What to produce — Note how many lines in the entries contain the string "this", then give that number and nothing else.
--- Given records ---
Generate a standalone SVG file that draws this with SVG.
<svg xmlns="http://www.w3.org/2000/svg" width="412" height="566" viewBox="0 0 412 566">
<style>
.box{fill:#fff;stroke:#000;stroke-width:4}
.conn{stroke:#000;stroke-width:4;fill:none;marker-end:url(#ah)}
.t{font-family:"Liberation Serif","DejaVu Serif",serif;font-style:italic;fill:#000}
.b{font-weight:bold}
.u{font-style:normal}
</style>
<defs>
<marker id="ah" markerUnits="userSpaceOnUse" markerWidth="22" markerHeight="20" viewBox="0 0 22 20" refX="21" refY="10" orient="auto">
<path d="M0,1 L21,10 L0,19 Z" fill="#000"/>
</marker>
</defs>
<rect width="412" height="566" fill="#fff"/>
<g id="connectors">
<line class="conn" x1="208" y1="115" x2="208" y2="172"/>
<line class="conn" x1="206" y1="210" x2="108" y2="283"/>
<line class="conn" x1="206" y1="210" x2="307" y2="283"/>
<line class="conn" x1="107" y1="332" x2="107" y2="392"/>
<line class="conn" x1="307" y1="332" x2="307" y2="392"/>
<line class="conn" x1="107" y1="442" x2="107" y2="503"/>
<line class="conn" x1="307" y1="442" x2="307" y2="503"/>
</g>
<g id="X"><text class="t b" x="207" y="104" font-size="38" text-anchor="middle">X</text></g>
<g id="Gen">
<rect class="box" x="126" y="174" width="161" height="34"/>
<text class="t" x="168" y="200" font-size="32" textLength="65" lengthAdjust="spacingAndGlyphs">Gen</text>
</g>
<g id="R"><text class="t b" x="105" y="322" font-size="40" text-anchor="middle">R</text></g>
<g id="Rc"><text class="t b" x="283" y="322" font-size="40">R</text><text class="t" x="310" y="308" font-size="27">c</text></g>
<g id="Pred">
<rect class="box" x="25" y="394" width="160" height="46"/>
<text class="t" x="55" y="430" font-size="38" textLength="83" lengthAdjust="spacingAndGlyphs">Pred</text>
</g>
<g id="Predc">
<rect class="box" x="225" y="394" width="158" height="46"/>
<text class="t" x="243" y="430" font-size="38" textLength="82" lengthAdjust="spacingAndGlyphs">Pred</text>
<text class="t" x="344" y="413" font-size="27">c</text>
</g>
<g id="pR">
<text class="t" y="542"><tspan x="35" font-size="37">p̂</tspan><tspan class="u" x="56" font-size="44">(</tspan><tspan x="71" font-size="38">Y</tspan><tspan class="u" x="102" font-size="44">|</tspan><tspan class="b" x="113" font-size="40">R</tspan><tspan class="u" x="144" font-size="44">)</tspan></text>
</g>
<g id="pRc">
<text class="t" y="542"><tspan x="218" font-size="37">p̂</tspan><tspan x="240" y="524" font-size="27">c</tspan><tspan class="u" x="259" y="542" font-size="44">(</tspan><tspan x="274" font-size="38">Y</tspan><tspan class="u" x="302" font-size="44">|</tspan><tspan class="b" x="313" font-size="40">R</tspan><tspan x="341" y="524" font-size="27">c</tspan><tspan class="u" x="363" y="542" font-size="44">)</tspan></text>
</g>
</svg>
---
--- Given records ---
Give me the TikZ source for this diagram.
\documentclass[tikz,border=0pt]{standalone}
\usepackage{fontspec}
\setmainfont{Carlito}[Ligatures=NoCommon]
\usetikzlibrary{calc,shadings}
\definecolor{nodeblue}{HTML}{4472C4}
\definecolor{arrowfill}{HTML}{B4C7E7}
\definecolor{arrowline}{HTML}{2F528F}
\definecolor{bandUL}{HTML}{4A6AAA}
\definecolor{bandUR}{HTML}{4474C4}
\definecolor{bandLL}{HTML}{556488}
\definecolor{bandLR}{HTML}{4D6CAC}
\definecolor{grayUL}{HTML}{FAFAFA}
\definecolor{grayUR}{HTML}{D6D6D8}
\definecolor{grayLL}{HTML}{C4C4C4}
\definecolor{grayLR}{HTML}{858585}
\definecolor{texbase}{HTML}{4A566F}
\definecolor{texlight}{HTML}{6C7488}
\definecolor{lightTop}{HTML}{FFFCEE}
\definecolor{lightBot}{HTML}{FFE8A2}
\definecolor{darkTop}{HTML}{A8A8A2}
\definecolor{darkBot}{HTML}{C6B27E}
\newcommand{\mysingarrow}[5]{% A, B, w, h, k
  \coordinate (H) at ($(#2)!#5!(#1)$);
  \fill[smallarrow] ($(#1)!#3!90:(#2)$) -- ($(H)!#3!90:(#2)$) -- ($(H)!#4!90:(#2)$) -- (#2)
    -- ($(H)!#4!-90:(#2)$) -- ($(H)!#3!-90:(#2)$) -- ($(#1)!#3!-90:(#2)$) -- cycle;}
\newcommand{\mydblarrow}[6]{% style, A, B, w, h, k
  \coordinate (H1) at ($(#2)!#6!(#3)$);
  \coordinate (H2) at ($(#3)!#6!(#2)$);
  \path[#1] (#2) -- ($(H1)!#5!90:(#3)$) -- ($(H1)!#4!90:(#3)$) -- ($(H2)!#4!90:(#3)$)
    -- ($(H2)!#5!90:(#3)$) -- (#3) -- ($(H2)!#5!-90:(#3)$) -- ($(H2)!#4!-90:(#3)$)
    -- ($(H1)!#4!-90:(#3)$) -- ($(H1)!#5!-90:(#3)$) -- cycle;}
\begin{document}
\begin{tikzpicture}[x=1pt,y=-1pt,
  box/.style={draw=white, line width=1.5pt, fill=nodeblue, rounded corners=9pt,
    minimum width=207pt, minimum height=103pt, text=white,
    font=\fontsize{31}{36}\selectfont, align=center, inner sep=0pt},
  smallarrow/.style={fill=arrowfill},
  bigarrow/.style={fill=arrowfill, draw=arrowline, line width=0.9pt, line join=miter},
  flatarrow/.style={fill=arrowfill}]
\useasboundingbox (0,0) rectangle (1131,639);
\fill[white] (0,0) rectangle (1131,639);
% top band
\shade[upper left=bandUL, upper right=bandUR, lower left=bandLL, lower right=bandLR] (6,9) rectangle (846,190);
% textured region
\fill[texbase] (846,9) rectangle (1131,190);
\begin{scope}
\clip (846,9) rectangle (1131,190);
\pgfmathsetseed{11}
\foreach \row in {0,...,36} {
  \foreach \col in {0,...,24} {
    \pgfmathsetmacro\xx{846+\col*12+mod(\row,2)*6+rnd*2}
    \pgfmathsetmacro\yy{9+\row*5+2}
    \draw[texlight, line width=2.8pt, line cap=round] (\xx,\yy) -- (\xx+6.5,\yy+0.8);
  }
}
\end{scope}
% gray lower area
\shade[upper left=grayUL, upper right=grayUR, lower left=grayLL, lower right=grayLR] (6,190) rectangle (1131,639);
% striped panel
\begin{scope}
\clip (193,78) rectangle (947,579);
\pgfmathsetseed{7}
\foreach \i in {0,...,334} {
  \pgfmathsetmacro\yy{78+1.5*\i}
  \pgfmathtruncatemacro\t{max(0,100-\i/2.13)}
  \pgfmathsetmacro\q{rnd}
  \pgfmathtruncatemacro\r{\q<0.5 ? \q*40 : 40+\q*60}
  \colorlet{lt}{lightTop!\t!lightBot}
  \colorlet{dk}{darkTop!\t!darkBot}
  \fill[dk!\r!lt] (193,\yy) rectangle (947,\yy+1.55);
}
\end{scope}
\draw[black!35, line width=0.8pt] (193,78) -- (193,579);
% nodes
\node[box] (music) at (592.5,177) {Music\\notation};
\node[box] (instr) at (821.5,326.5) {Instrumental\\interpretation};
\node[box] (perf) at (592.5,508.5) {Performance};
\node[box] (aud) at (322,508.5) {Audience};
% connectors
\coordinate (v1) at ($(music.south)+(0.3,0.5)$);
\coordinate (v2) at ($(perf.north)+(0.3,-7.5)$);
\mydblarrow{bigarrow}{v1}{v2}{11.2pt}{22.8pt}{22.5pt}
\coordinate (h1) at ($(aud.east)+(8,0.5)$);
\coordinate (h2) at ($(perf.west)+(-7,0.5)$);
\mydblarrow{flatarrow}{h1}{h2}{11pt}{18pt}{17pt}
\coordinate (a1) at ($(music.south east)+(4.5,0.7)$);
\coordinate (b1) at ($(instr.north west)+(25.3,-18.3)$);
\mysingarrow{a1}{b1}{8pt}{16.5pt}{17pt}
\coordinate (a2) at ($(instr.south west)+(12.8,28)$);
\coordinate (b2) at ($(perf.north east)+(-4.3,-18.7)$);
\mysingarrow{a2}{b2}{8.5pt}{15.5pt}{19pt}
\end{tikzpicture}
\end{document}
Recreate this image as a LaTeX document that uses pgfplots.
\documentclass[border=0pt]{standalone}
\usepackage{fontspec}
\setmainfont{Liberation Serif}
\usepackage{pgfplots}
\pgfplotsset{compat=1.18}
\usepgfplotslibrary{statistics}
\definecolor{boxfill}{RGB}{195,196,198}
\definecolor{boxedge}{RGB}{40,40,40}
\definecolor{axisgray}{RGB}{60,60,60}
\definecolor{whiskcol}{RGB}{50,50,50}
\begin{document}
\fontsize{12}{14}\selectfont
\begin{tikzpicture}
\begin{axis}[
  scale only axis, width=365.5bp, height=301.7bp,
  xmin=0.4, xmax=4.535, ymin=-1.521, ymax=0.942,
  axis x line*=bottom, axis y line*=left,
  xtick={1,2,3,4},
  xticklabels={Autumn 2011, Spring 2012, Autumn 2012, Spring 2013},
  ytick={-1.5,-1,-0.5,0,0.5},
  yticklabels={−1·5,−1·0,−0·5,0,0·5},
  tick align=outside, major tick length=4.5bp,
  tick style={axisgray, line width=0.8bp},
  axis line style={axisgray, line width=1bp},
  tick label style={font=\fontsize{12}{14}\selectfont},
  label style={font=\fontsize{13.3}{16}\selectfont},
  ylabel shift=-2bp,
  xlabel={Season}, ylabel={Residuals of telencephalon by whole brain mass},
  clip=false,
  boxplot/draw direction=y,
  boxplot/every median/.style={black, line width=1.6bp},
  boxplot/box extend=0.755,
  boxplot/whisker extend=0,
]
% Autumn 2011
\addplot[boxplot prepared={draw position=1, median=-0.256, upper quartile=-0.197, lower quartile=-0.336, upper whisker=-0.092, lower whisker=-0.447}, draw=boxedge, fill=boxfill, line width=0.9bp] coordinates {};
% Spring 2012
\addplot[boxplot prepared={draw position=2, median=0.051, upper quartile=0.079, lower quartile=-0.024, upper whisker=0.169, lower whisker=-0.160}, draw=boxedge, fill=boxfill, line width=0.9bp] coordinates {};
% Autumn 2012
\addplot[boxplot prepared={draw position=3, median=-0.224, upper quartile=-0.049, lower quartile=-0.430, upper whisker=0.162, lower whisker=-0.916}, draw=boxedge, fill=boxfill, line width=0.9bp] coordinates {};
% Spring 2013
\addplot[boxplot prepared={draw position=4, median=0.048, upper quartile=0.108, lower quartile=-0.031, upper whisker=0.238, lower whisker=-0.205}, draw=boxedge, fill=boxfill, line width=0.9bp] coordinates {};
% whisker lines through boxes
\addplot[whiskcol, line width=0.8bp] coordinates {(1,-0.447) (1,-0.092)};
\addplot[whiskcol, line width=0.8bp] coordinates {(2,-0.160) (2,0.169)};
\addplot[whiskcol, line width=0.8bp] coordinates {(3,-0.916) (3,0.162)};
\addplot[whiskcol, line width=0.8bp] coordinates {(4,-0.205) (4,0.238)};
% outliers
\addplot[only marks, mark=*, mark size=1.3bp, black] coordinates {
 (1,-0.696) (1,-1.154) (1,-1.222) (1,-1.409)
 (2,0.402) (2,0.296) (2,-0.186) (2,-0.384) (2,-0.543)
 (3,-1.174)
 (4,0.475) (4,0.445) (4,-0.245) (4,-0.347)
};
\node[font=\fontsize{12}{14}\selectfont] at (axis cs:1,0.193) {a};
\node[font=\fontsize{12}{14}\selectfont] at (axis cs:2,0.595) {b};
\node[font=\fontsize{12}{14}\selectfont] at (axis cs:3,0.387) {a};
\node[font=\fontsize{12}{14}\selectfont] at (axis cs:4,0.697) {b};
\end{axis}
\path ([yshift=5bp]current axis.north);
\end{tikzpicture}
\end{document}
---
Reply to the task — 3